This Sandalwood is endemic to Hawaii and found throughout the state. Grows to a height of 30 feet and can get 10 feet in width. Fragrant flowers and fragrant heart wood is what this tree was prized for. This type of Sandalwood grows from sea level to an elevation of 4000 ft.
The Hawaiian name lāʻau ʻala literally means “sweet wood” or “fragrant wood.” Though early Hawaiians may not have used sandalwood extensively, it was still valued. Besides used as firewood, the wood was sometimes used to make ʻūkēkē or musical bow.
Medicinally, the leaves were used as a shampoo for dandruff and head lice; and a drink from powdered material for male and female sex organs or “for sores of long duration.”
The fragrant heartwood and bark of ʻiliahialoʻe was pounded to scent the smell of new kapa (tapa), and when added with coconut oil the would water proof the material.

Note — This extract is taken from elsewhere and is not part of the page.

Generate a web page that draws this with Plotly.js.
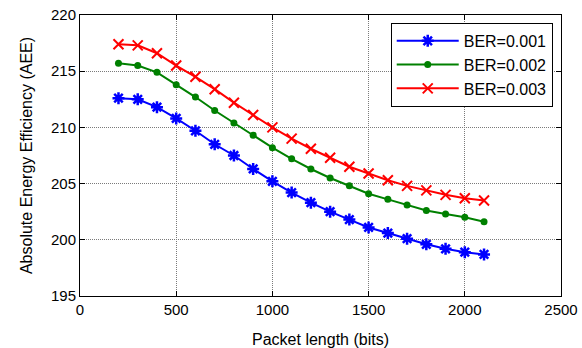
<!DOCTYPE html>
<html>
<head>
<meta charset="utf-8">
<script src="https://cdn.plot.ly/plotly-3.0.1.min.js"></script>
<style>
  html, body { margin: 0; padding: 0; background: #fff; }
  #chart { width: 582px; height: 348px; }
</style>
</head>
<body>
<div id="chart"></div>
<script>
// Packet length (bits)
const packetLength = [200, 300, 400, 500, 600, 700, 800, 900, 1000, 1100,
                      1200, 1300, 1400, 1500, 1600, 1700, 1800, 1900, 2000, 2100];

// Absolute energy efficiency for each bit error rate
const aeeBer001 = [212.6, 212.5, 211.8, 210.8, 209.7, 208.5, 207.5, 206.3, 205.2, 204.2,
                   203.3, 202.5, 201.8, 201.1, 200.6, 200.1, 199.6, 199.2, 198.9, 198.7];
const aeeBer002 = [215.7, 215.5, 214.9, 213.8, 212.7, 211.5, 210.4, 209.3, 208.2, 207.2,
                   206.3, 205.5, 204.8, 204.1, 203.6, 203.1, 202.6, 202.3, 202.0, 201.6];
const aeeBer003 = [217.4, 217.3, 216.6, 215.5, 214.5, 213.4, 212.2, 211.1, 210.0, 209.0,
                   208.1, 207.3, 206.5, 205.9, 205.3, 204.8, 204.4, 204.0, 203.7, 203.5];

const seriesNames = ['BER=0.001', 'BER=0.002', 'BER=0.003'];
const xTicks = [0, 500, 1000, 1500, 2000, 2500];
const yTicks = [195, 200, 205, 210, 215, 220];

const traces = [
  {
    x: packetLength, y: aeeBer001, name: seriesNames[0],
    type: 'scatter', mode: 'lines+markers',
    line: { color: '#0000ff', width: 2 },
    marker: { symbol: 'asterisk-open', size: 10, color: '#0000ff', line: { color: '#0000ff', width: 2.5 } }
  },
  {
    x: packetLength, y: aeeBer002, name: seriesNames[1],
    type: 'scatter', mode: 'lines+markers',
    line: { color: '#008000', width: 2 },
    marker: { symbol: 'circle', size: 7, color: '#008000' }
  },
  {
    x: packetLength, y: aeeBer003, name: seriesNames[2],
    type: 'scatter', mode: 'lines+markers',
    line: { color: '#ff0000', width: 2 },
    marker: { symbol: 'x-thin-open', size: 10, color: '#ff0000', line: { color: '#ff0000', width: 2 } }
  }
];

const axisCommon = {
  showline: true, linecolor: '#000', linewidth: 1, mirror: 'ticks',
  ticks: 'inside', ticklen: 5, tickcolor: '#000', tickwidth: 1,
  showgrid: true, gridcolor: '#7a7a7a', gridwidth: 1, griddash: '1px,1px',
  zeroline: false,
  tickfont: { family: 'Liberation Sans, Arial, sans-serif', size: 15, color: '#000' }
};

const layout = {
  width: 582, height: 348,
  margin: { l: 80, r: 21, t: 15, b: 52 },
  paper_bgcolor: '#fff', plot_bgcolor: '#fff',
  showlegend: true,
  legend: {
    x: 0.646, y: 0.972, xanchor: 'left', yanchor: 'top',
    bgcolor: '#fff', bordercolor: '#000', borderwidth: 1,
    font: { family: 'Liberation Sans, Arial, sans-serif', size: 16, color: '#000' },
    itemwidth: 62, tracegroupgap: 0
  },
  xaxis: Object.assign({}, axisCommon, {
    range: [0, 2500], tickvals: xTicks, ticktext: xTicks.map(String),
    title: { text: 'Packet length (bits)', standoff: 19,
             font: { family: 'Liberation Sans, Arial, sans-serif', size: 16, color: '#000' } }
  }),
  yaxis: Object.assign({}, axisCommon, {
    range: [195, 220], tickvals: yTicks, ticktext: yTicks.map(String),
    title: { text: 'Absolute Energy Efficiency (AEE)', standoff: 14,
             font: { family: 'Liberation Sans, Arial, sans-serif', size: 16, color: '#000' } }
  })
};

Plotly.newPlot('chart', traces, layout, { displayModeBar: false, staticPlot: true });
</script>
</body>
</html>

One older source (Charles Gaudichaud,1819) states that Hawaiians “used all fragrant plants, all flowers and even colored fruits” for lei making. The red or yellow were indicative of divine and cheifly rank; the purple flowers and fruit, or with fragrance, were associated with divinety. Because of their long-standing place in oral tradition, the leaves, new leaves (liko) and flowers of ʻiliahialoʻe were likely used for lei making by early Hawaiians, even though there are no written sources.